Thrill to the story of Masada – where a small group of Jewish zealots stood up the attack of the Roman legion and emerged victorious even in defeat. In 2001, Masada was declared a UNESCO World Heritage Site. Tour the remnants of the palace fortress, complete with Roman style bathhouses built by King Herod, as well as storehouses, ritual baths and synagogue built by the Jews. Stand on the summit plateau for stunning views of the Dead Sea and the surrounding Judean Desert.
The Fortress History
The palace fortress of Masada was built by King Herod, sometime between 37-31 BCE as a possible place of refuge for himself. The Jewish zealots fled Jerusalem during the destruction of the Second Temple in 70 CE and went to live at Masada. In 72 CE, the Romans, led by Lucius Flavius Silva, laid siege on Masada, building a rampart up its western flanks. Realizing that the fortress was about to be overrun, the 960 Jews of Masada chose death by their own hands rather than face capture, slavery and possible execution at the hands of the Romans.
Masada was thoroughly excavated in the mid-1960s by Israeli archaeologist and former Israel Defense Forces Chief of Staff Yigal Yadin. A great deal of restoration work was carried out on the site in order to enable visitors to understand life during Roman times. The IDF uses Masada for some military ceremonies – new recruits climb the winding ‘snake path’, as the trail is known, and when they reach the summit, swear their allegiance to defend Israel declaring, "Masada shall not fall again."

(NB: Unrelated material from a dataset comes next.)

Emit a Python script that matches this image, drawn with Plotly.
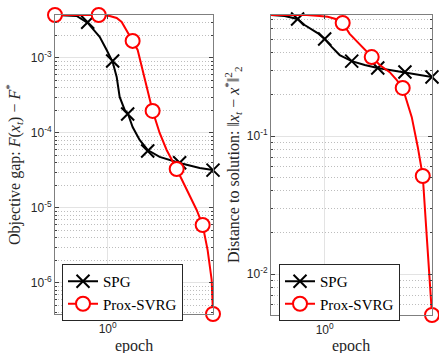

The ascent of Masada generally begins at the visitors’ center, located on its eastern side, facing the Dead Sea. Climb to the summit via the snake path, a forty-five minute hike, or opt to take the ten-minute cable car ride. If you reach Masada from the Western side through the town of Arad, climb the Roman Path – a slightly easier and shorter route to the top. Once on top of Masada, there are glorious views of the Judean Desert, the Dead Sea and the mountains of Moab in Jordan. Visitors can also watch the story of the last stand of the Jews of Masada in a unique audiovisual show that takes place on the western side of Masada at night, from March -- October on Tuesdays and Thursdays.